**WHAT NEEDS TO BE DONE**:
Transcribe the entries that follow exactly as they appear, minus pictures.

Code that draws figures:
+---+

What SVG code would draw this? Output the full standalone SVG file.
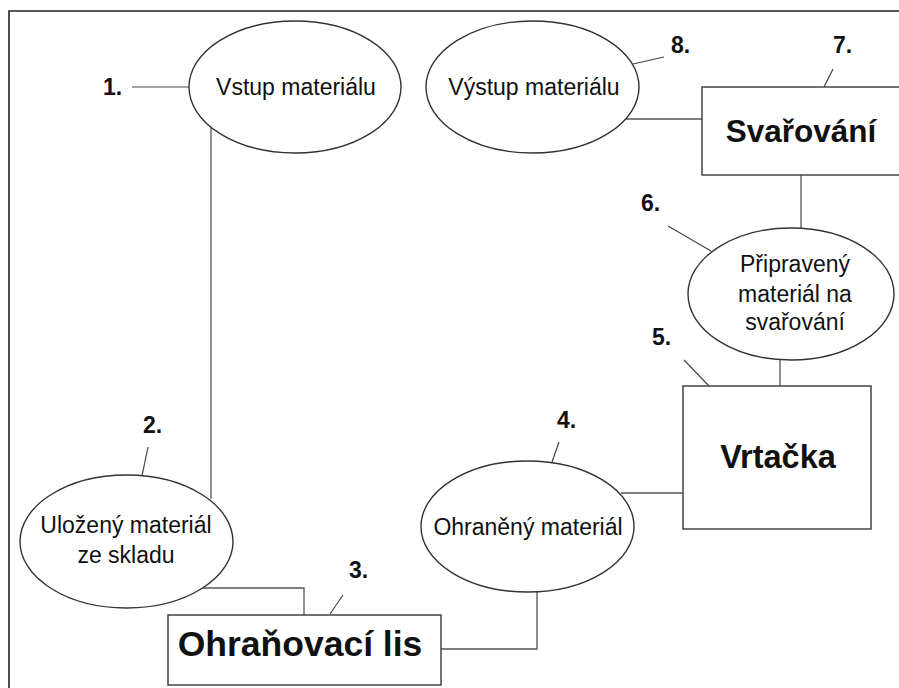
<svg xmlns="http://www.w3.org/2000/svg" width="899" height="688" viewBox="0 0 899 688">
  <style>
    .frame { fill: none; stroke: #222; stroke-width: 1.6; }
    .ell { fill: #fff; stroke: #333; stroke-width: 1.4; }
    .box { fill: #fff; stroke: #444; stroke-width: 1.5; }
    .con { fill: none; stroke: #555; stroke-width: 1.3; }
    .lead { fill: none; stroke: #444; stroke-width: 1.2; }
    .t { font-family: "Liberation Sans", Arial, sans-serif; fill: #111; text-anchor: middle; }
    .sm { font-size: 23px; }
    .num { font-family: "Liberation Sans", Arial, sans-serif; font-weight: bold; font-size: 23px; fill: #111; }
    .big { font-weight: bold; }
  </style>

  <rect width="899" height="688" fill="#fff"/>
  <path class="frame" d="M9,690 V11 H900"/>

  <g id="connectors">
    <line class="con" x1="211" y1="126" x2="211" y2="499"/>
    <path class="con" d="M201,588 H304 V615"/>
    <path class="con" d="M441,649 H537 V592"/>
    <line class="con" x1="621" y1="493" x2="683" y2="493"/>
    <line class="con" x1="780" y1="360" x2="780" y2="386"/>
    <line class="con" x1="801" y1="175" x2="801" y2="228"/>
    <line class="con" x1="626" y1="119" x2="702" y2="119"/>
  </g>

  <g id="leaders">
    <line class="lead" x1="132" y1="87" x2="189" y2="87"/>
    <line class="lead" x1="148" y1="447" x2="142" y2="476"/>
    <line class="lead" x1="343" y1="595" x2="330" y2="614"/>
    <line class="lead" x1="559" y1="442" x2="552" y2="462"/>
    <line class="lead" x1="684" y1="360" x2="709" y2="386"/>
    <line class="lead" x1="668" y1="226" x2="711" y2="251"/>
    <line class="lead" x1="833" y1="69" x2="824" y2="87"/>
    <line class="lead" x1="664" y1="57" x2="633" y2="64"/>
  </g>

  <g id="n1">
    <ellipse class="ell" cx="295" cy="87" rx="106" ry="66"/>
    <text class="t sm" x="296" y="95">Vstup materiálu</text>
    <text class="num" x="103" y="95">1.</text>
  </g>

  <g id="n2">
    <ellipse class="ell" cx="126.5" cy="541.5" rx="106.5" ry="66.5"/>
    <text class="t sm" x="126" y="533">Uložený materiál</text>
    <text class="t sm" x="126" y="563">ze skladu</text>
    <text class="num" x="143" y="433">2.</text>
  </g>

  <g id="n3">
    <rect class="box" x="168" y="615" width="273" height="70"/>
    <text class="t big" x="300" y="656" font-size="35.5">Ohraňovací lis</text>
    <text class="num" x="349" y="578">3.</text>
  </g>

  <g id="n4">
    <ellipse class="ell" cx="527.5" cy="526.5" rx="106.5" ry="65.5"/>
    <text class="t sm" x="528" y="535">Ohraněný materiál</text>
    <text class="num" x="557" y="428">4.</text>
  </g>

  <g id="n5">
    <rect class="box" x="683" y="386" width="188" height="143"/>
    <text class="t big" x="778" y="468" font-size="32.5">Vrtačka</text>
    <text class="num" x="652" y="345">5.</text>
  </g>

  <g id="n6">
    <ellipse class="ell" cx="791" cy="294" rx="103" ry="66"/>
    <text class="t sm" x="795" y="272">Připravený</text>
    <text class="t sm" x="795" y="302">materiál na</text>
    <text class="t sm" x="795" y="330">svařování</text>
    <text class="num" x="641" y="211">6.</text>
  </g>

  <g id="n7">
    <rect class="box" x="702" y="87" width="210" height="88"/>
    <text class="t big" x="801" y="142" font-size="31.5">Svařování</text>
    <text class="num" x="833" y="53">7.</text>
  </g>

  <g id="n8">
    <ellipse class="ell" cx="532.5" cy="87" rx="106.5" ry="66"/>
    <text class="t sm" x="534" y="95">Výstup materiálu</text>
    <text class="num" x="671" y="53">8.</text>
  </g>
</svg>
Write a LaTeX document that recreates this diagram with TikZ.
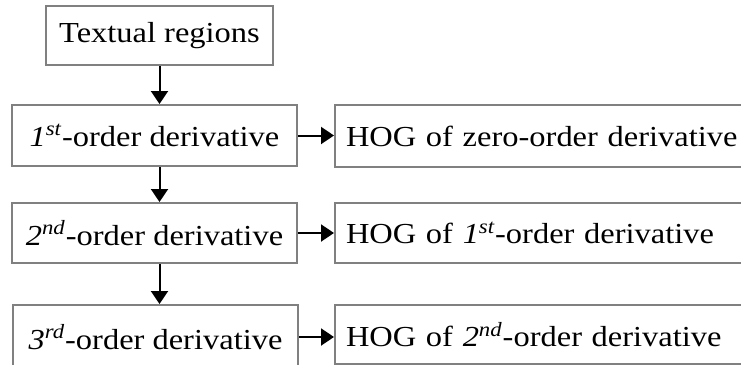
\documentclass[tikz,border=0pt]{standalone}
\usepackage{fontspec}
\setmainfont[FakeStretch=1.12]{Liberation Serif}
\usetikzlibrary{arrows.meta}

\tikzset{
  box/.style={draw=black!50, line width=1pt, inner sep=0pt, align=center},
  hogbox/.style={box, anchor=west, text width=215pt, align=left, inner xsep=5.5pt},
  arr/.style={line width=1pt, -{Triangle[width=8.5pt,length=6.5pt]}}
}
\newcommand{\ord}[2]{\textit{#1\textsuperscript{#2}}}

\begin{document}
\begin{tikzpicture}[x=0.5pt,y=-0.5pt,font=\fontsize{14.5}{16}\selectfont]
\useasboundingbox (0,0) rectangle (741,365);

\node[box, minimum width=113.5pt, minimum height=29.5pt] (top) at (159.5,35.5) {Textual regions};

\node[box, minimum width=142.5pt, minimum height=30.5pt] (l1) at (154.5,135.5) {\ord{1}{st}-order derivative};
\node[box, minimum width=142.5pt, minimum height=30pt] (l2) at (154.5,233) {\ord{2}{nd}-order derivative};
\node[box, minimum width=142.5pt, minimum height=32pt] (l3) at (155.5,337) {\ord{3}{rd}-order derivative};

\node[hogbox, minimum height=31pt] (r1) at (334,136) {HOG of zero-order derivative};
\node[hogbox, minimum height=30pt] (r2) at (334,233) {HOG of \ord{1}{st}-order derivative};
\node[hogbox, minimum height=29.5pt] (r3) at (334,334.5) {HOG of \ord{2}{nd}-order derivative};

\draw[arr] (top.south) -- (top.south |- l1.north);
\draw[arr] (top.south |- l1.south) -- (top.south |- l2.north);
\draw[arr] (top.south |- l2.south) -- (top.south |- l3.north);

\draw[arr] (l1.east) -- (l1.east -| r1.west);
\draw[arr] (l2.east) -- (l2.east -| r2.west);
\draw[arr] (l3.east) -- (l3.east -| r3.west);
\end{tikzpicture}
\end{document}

+---+

**FULL ANSWER**:
What SVG code would draw this? Output the full standalone SVG file.
<svg xmlns="http://www.w3.org/2000/svg" width="899" height="688" viewBox="0 0 899 688">
  <style>
    .frame { fill: none; stroke: #222; stroke-width: 1.6; }
    .ell { fill: #fff; stroke: #333; stroke-width: 1.4; }
    .box { fill: #fff; stroke: #444; stroke-width: 1.5; }
    .con { fill: none; stroke: #555; stroke-width: 1.3; }
    .lead { fill: none; stroke: #444; stroke-width: 1.2; }
    .t { font-family: "Liberation Sans", Arial, sans-serif; fill: #111; text-anchor: middle; }
    .sm { font-size: 23px; }
    .num { font-family: "Liberation Sans", Arial, sans-serif; font-weight: bold; font-size: 23px; fill: #111; }
    .big { font-weight: bold; }
  </style>

  <rect width="899" height="688" fill="#fff"/>
  <path class="frame" d="M9,690 V11 H900"/>

  <g id="connectors">
    <line class="con" x1="211" y1="126" x2="211" y2="499"/>
    <path class="con" d="M201,588 H304 V615"/>
    <path class="con" d="M441,649 H537 V592"/>
    <line class="con" x1="621" y1="493" x2="683" y2="493"/>
    <line class="con" x1="780" y1="360" x2="780" y2="386"/>
    <line class="con" x1="801" y1="175" x2="801" y2="228"/>
    <line class="con" x1="626" y1="119" x2="702" y2="119"/>
  </g>

  <g id="leaders">
    <line class="lead" x1="132" y1="87" x2="189" y2="87"/>
    <line class="lead" x1="148" y1="447" x2="142" y2="476"/>
    <line class="lead" x1="343" y1="595" x2="330" y2="614"/>
    <line class="lead" x1="559" y1="442" x2="552" y2="462"/>
    <line class="lead" x1="684" y1="360" x2="709" y2="386"/>
    <line class="lead" x1="668" y1="226" x2="711" y2="251"/>
    <line class="lead" x1="833" y1="69" x2="824" y2="87"/>
    <line class="lead" x1="664" y1="57" x2="633" y2="64"/>
  </g>

  <g id="n1">
    <ellipse class="ell" cx="295" cy="87" rx="106" ry="66"/>
    <text class="t sm" x="296" y="95">Vstup materiálu</text>
    <text class="num" x="103" y="95">1.</text>
  </g>

  <g id="n2">
    <ellipse class="ell" cx="126.5" cy="541.5" rx="106.5" ry="66.5"/>
    <text class="t sm" x="126" y="533">Uložený materiál</text>
    <text class="t sm" x="126" y="563">ze skladu</text>
    <text class="num" x="143" y="433">2.</text>
  </g>

  <g id="n3">
    <rect class="box" x="168" y="615" width="273" height="70"/>
    <text class="t big" x="300" y="656" font-size="35.5">Ohraňovací lis</text>
    <text class="num" x="349" y="578">3.</text>
  </g>

  <g id="n4">
    <ellipse class="ell" cx="527.5" cy="526.5" rx="106.5" ry="65.5"/>
    <text class="t sm" x="528" y="535">Ohraněný materiál</text>
    <text class="num" x="557" y="428">4.</text>
  </g>

  <g id="n5">
    <rect class="box" x="683" y="386" width="188" height="143"/>
    <text class="t big" x="778" y="468" font-size="32.5">Vrtačka</text>
    <text class="num" x="652" y="345">5.</text>
  </g>

  <g id="n6">
    <ellipse class="ell" cx="791" cy="294" rx="103" ry="66"/>
    <text class="t sm" x="795" y="272">Připravený</text>
    <text class="t sm" x="795" y="302">materiál na</text>
    <text class="t sm" x="795" y="330">svařování</text>
    <text class="num" x="641" y="211">6.</text>
  </g>

  <g id="n7">
    <rect class="box" x="702" y="87" width="210" height="88"/>
    <text class="t big" x="801" y="142" font-size="31.5">Svařování</text>
    <text class="num" x="833" y="53">7.</text>
  </g>

  <g id="n8">
    <ellipse class="ell" cx="532.5" cy="87" rx="106.5" ry="66"/>
    <text class="t sm" x="534" y="95">Výstup materiálu</text>
    <text class="num" x="671" y="53">8.</text>
  </g>
</svg>
Write a LaTeX document that recreates this diagram with TikZ.
\documentclass[tikz,border=0pt]{standalone}
\usepackage{fontspec}
\setmainfont[FakeStretch=1.12]{Liberation Serif}
\usetikzlibrary{arrows.meta}

\tikzset{
  box/.style={draw=black!50, line width=1pt, inner sep=0pt, align=center},
  hogbox/.style={box, anchor=west, text width=215pt, align=left, inner xsep=5.5pt},
  arr/.style={line width=1pt, -{Triangle[width=8.5pt,length=6.5pt]}}
}
\newcommand{\ord}[2]{\textit{#1\textsuperscript{#2}}}

\begin{document}
\begin{tikzpicture}[x=0.5pt,y=-0.5pt,font=\fontsize{14.5}{16}\selectfont]
\useasboundingbox (0,0) rectangle (741,365);

\node[box, minimum width=113.5pt, minimum height=29.5pt] (top) at (159.5,35.5) {Textual regions};

\node[box, minimum width=142.5pt, minimum height=30.5pt] (l1) at (154.5,135.5) {\ord{1}{st}-order derivative};
\node[box, minimum width=142.5pt, minimum height=30pt] (l2) at (154.5,233) {\ord{2}{nd}-order derivative};
\node[box, minimum width=142.5pt, minimum height=32pt] (l3) at (155.5,337) {\ord{3}{rd}-order derivative};

\node[hogbox, minimum height=31pt] (r1) at (334,136) {HOG of zero-order derivative};
\node[hogbox, minimum height=30pt] (r2) at (334,233) {HOG of \ord{1}{st}-order derivative};
\node[hogbox, minimum height=29.5pt] (r3) at (334,334.5) {HOG of \ord{2}{nd}-order derivative};

\draw[arr] (top.south) -- (top.south |- l1.north);
\draw[arr] (top.south |- l1.south) -- (top.south |- l2.north);
\draw[arr] (top.south |- l2.south) -- (top.south |- l3.north);

\draw[arr] (l1.east) -- (l1.east -| r1.west);
\draw[arr] (l2.east) -- (l2.east -| r2.west);
\draw[arr] (l3.east) -- (l3.east -| r3.west);
\end{tikzpicture}
\end{document}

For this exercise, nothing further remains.